** start **

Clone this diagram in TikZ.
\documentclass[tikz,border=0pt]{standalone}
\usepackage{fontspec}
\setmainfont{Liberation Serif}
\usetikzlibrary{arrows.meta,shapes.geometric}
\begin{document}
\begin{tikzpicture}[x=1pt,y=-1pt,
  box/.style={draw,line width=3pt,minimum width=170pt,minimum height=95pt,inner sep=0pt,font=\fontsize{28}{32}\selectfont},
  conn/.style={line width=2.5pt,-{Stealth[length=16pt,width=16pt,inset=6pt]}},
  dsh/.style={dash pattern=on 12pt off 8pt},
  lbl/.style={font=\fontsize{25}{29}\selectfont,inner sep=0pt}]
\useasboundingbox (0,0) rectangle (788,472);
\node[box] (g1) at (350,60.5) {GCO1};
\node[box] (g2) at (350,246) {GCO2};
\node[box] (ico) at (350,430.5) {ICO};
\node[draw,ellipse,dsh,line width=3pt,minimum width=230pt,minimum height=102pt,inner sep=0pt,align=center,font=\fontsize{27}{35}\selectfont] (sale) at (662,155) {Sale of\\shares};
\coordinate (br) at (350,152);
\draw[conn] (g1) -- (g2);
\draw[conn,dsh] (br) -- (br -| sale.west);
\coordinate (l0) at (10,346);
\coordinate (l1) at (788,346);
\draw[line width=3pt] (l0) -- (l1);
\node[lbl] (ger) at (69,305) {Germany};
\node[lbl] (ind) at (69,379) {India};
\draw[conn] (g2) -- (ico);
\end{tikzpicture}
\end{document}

** end **
** start **

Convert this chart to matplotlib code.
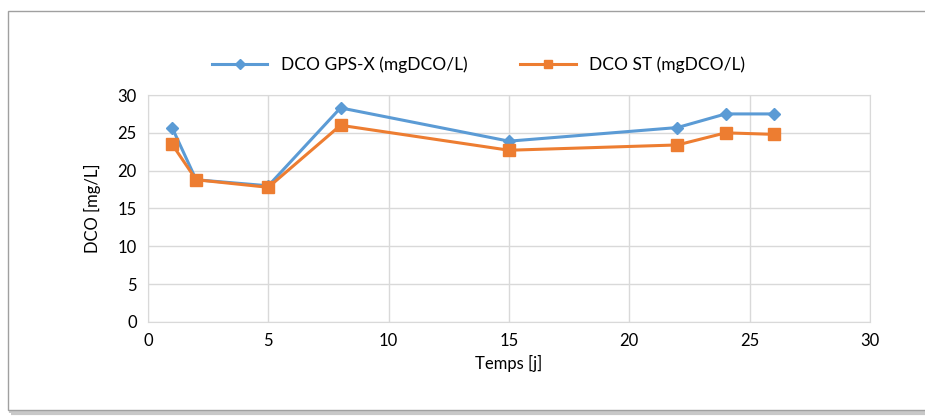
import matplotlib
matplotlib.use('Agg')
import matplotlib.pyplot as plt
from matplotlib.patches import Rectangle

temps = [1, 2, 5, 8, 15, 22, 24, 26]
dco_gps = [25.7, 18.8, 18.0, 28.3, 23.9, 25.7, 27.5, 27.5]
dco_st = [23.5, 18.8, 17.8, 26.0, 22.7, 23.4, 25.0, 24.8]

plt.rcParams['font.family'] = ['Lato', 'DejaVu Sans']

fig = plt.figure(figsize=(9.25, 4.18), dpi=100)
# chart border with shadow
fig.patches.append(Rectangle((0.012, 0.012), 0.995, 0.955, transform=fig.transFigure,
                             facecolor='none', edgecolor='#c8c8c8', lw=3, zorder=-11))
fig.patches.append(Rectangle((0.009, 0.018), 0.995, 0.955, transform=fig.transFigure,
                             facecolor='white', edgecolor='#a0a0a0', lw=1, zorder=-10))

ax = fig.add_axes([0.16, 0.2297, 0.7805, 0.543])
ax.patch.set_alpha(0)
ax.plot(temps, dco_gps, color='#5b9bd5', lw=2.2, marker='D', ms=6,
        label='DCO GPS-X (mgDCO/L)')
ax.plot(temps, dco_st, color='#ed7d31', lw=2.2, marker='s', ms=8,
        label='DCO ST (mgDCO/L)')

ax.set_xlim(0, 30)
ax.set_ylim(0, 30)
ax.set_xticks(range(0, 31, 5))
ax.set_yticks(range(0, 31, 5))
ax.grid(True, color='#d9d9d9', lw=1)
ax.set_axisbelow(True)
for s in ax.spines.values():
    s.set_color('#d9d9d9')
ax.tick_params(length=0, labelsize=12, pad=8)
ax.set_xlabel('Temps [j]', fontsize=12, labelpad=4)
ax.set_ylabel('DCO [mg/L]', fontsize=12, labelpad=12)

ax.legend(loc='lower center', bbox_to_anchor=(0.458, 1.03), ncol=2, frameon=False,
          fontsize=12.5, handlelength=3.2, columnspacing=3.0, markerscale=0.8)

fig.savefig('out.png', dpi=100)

** end **

§ JOB
Go through the material and select each line with the string "matplotlib" in it.

§ THE OUTPUT
Convert this chart to matplotlib code.
import matplotlib
matplotlib.use('Agg')
import matplotlib.pyplot as plt
from matplotlib.patches import Rectangle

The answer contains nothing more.